Part of the funding came from Measure 2C on Denver’s November 2015 ballot, which asked to extend indefinitely a 1.75% lodger’s tax on hotel rooms and rental cars in the area and was originally approved in 1999, according to Ballotpedia. The measure specifically stated the extension would allow for the National Western Center project and provide “locations for new Colorado State University agriculture-related academic buildings on the National Western Center.” According to an editorial in The Denver Post, the lodger’s tax funded $476 million of the first two phases of the NWC project. 

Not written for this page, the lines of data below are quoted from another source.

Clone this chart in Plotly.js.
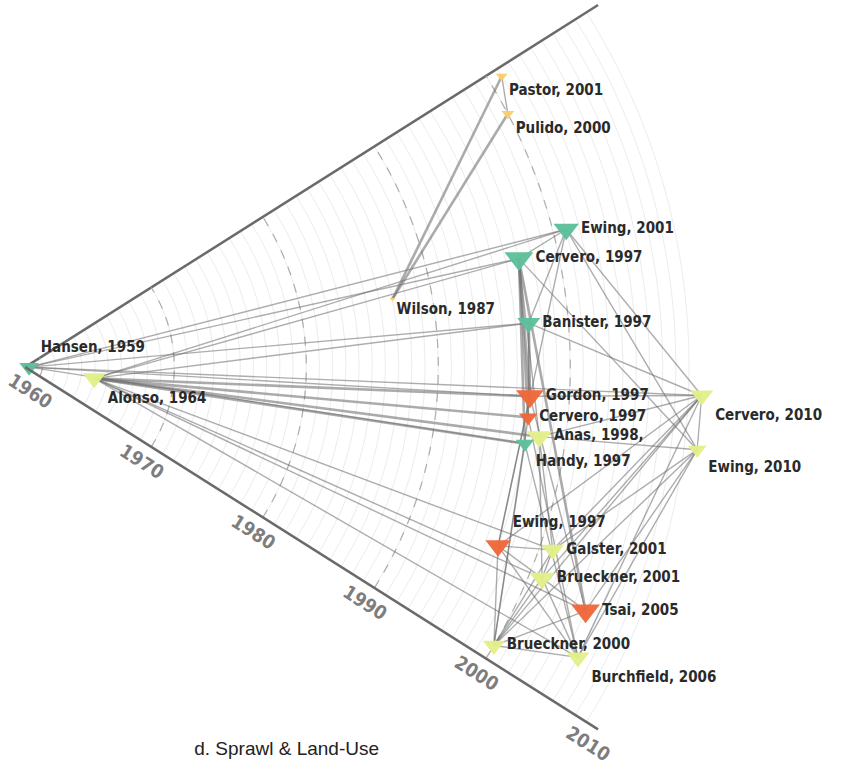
<!DOCTYPE html>
<html><head><meta charset="utf-8">
<script src="https://cdn.plot.ly/plotly-3.0.1.min.js"></script>
<style>html,body{margin:0;padding:0;background:#fff}#chart{width:843px;height:767px}</style>
</head><body><div id="chart"></div>
<script>
// ---- data ----
const names  = ['Hansen','Alonso','Wilson','Pastor','Pulido','Ewing','Cervero','Banister','Gordon','Cervero','Anas','Handy','Cervero','Ewing','Ewing','Galster','Brueckner','Tsai','Brueckner','Burchfield'];
const years  = [1959,1964,1987,2001,2000,2001,1997,1997,1997,1997,1998,1997,2010,2010,1997,2001,2001,2005,2000,2006];
const angles = [0,-9.2,10.5,31.4,27.7,14.3,12.4,5.0,-3.3,-5.7,-7.7,-8.7,-2.4,-7.0,-20.7,-19.1,-22.2,-23.5,-30.7,-27.7];
const groups = ['teal','lime','gold','gold','gold','teal','teal','teal','red','red','lime','teal','lime','lime','red','lime','lime','red','lime','lime'];
const weights = [17,20,5,10,11,22,25,20,24,16,22,16,20,16,22,20,22,25,19,20];
const suffix = ['','','','','','','','','','',',','','','','','','','','',''];
const tickYears = [1960,1970,1980,1990,2000,2010];
const title = 'd. Sprawl &amp; Land-Use';
// citation links (index pairs) and link strength
const linkFrom = [2,2,3, 0,0,0,0,0,0, 1,1,1,1,1,1,1,1,1,1,1, 5,5,5,5,5, 6,6,6,6,6,6, 7,7,7, 8,8,8, 9,9, 10,10,10,10, 11,11, 14,14,14,14, 15,15, 16,16,16, 18,18, 12,12,12,12,12,12, 13,13,13,13];
const linkTo   = [3,4,4, 5,6,7,8,11,12, 5,6,7,8,9,10,11,15,16,17,19, 6,7,12,13,14, 8,9,10,11,17,13, 8,12,9, 12,17,14, 19,18, 12,13,15,16, 18,19, 15,16,18,19, 16,18, 17,19,18, 19,17, 13,18,19,16,15,14, 18,19,15,17];
const linkStrength = [2,2,1, 1,1,1,1,1,1, 1,1,1,2,2,2,2,1,1,1,1, 1,1,1,1,1, 2,2,1,2,2,1, 2,1,1, 1,1,1, 1,1, 1,1,1,1, 1,1, 1,1,1,1, 1,1, 1,1,1, 1,1, 1,1,1,1,1,1, 1,1,1,1];

// ---- styles ----
const palette = {teal:'#5cc09a', lime:'#e2ef89', red:'#f0683c', gold:'#f6ce6c'};
const condensed = "'DejaVu Sans Condensed', 'DejaVu Sans', sans-serif";
const labelPos = ['top right','bottom right','bottom right','bottom right','bottom right','middle right','middle right','middle right','middle right','middle right','middle right','bottom right','bottom right','bottom right','top right','middle right','middle right','middle right','middle right','bottom right'];
const RANGE = [1958.7, 2010.05];
const SECTOR = 32.3;
const DOMAIN = {x:[0.0297, 0.834], y:[0.0491, 0.9935]};

function linkTrace(strength, width, color){
  const r = [], th = [];
  for (let i = 0; i < linkFrom.length; i++){
    if (linkStrength[i] !== strength) continue;
    r.push(years[linkFrom[i]], years[linkTo[i]], null);
    th.push(angles[linkFrom[i]], angles[linkTo[i]], null);
  }
  return {type:'scatterpolar', subplot:'polar2', mode:'lines', r:r, theta:th,
    line:{color:color, width:width}, hoverinfo:'skip', showlegend:false, cliponaxis:false, connectgaps:false};
}

const nodes = {
  type:'scatterpolar', subplot:'polar2', mode:'markers+text',
  r: years, theta: angles,
  text: names.map((n,i)=> n + ', ' + years[i] + suffix[i]),
  textposition: labelPos,
  textfont:{family:condensed, size:15, color:'#2a2a2a', weight:700},
  marker:{symbol:'triangle-down', size:weights, color:groups.map(g=>palette[g]), opacity:0.97, line:{width:0}},
  cliponaxis:false, showlegend:false, hoverinfo:'text'
};

// base subplot (yearly rings + upper edge) needs a trace to be drawn
const baseRings = {type:'scatterpolar', subplot:'polar', mode:'lines', r:[], theta:[], hoverinfo:'skip', showlegend:false};

const hiddenAngular = {showline:false, showgrid:false, showticklabels:false, ticks:''};

const layout = {
  width:843, height:767,
  margin:{l:0,r:0,t:0,b:0},
  paper_bgcolor:'#fff',
  showlegend:false,
  title:{text:title, x:0.34, xanchor:'center', y:0.024, yanchor:'middle',
    font:{family:"'Liberation Sans', Arial, sans-serif", size:19, color:'#222'}},
  polar:{
    domain:DOMAIN, sector:[-SECTOR, SECTOR], bgcolor:'#fff',
    radialaxis:{range:RANGE, angle:SECTOR, tickmode:'linear', tick0:1958, dtick:1,
      showgrid:true, gridcolor:'#ececec', gridwidth:1,
      showline:true, linecolor:'#6a6a6a', linewidth:2.5, showticklabels:false, ticks:''},
    angularaxis:hiddenAngular
  },
  polar2:{
    domain:DOMAIN, sector:[-SECTOR, SECTOR], bgcolor:'rgba(0,0,0,0)',
    radialaxis:{range:RANGE, angle:-SECTOR, tickmode:'array', tickvals:tickYears, ticktext:tickYears.map(String),
      showgrid:true, gridcolor:'#adadad', gridwidth:1.2, griddash:'dash',
      showline:true, linecolor:'#6a6a6a', linewidth:2.5, ticks:'',
      tickfont:{family:condensed, size:19, color:'#7d7d7d', weight:700}},
    angularaxis:hiddenAngular
  }
};

Plotly.newPlot('chart', [
  baseRings,
  linkTrace(1, 1.4, 'rgba(105,105,105,0.55)'),
  linkTrace(2, 2.6, 'rgba(115,115,115,0.6)'),
  nodes
], layout, {staticPlot:true, displayModeBar:false});
</script></body></html>
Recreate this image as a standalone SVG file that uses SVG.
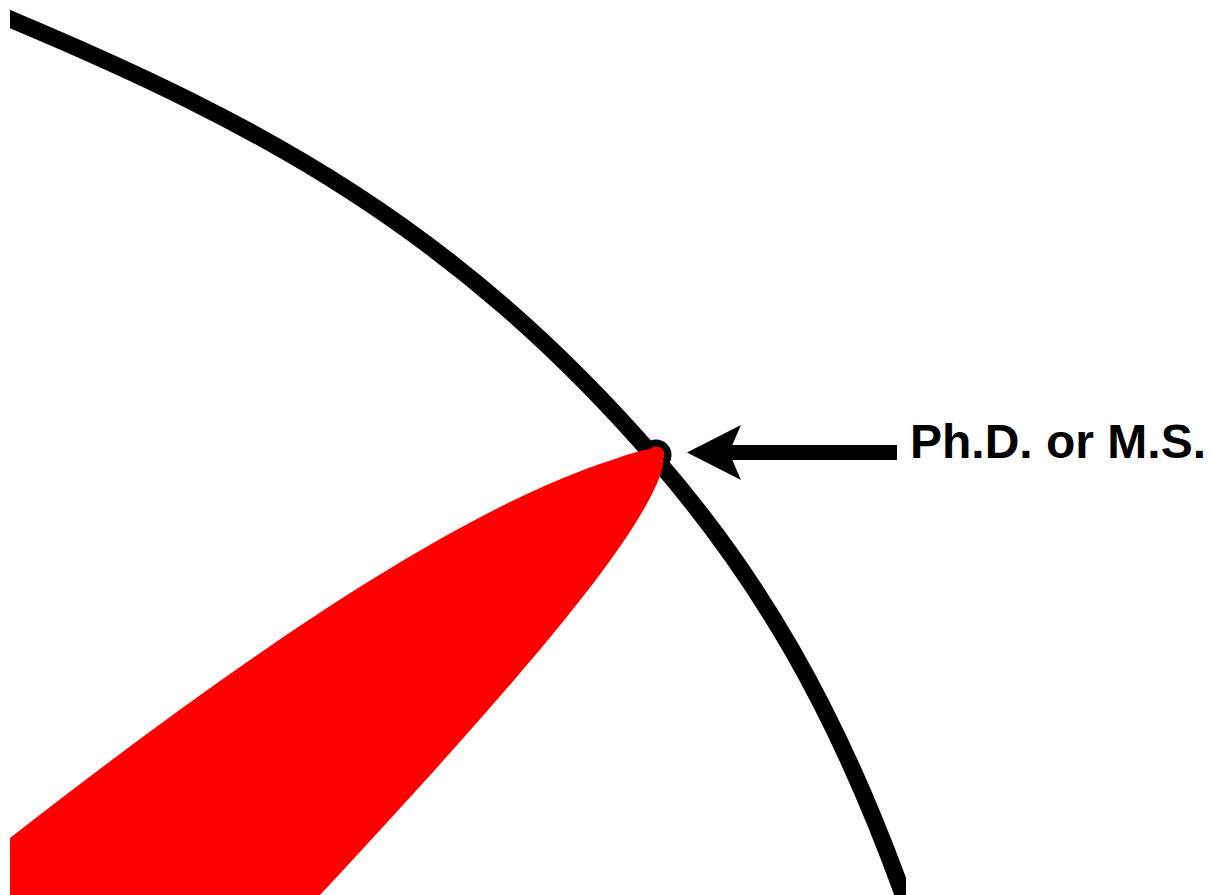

The other part of the funding came from a certificate of participation granted by the Colorado General Assembly through House Bill 15-1344, approved by former Gov. John Hickenlooper in May 2015. Henry Sobanet, chief financial officer for the CSU System, said the funds granted by the COP were previously being used to pay off a prison built by the state, and as that came to an end, the legislature authorized another issuance of the bond. This means the legislature created a new round of debt from the state’s general fund, so financing the campus did not add to state spending.

“Your presence there shouldn’t just add value to you; it should really add value to the people who live around you and your new neighbors.” -Tony Frank, CSU System chancellor 

The COP will provide up to $250 million — $200 million for Spur facilities and $50 million for the Fort Collins campus, Sobanet said — across 20 years, according to the bill. 

Funds are appropriated annually by the CGA, which allows the CSU Board of Governors to “expend money from the trust fund to make lease payments payable under the terms of lease-purchase agreements” authorized in the bill. 

Colorado State University System Director of External Communication Cara Neth assists with a virtual reality demonstration at the CSU Spur campus in Denver Jan. 15, 2022. The university took CSU Day at the National Western Stock Show as an opportunity to introduce the community to the educational programs available through the new campus.

While looking to build a campus for “all of Colorado,” as Frank said at the Vida building ribbon-cutting ceremony Jan. 7, CSU realized they had more work to do in the immediate community around the National Western Center.

The Globeville and Elyria-Swansea neighborhoods are some of Denver’s oldest and most neglected areas. The intersection of Interstate 25 and Interstate 70 splits Globeville into four sections. The road construction and history of smelting in the area has poisoned the air and soil with lead in Elyria-Swansea and Globeville. 

With million-dollar development proposals and neighborhood revitalization efforts across Denver, gentrification worries residents, and the National Western Center has only added to those concerns.

Kennedy said CSU recognizes this and is working with the community to ensure the Spur campus does not cause more harm than good. CSU tries to hire locally and reach out to organizations in the community so they can be effective partners and not replicate services, and they compensate people for their time when asking for advice and feedback. 

To be a good partner, Frank said CSU aims to be an “anchor institution” in the area, a term that says big institutions should not just go into a community to benefit themselves but should work to really be a part of the community, buying local products and hiring local residents, Frank said.

A woman gestures with her right hand while standing behind a podium. In the background of the photo is a sign that reads "CSU Spur."
Colorado State University animal sciences Professor Temple Grandin gestures to construction workers building the rest of the CSU Spur campus next to the Vida building Jan. 7, 2022. The Spur campus located near the National Western Complex in Denver will feature three buildings open to the public. (Serena Bettis | The Collegian)

“Your presence there shouldn’t just add value to you; it should really add value to the people who live around you and your new neighbors,” Frank said.

Jocelyn Hittle, assistant vice chancellor for the CSU Spur campus and special projects, said part of being a good partner is being responsive to the community’s wishes. 

To do this, CSU created the Spur Scholarship specifically for high school students from the 80216 zip code, which encompasses Globeville and Elyria-Swansea. The scholarship funds students who have lived in the area for at least two years and are in good academic standing up to $10,000 upon admittance to a CSU institution.

“The work is not done, and it won’t be done,” Kennedy said. “We have to continue to be good neighbors; we have to continue to show up; we have to continue to listen.”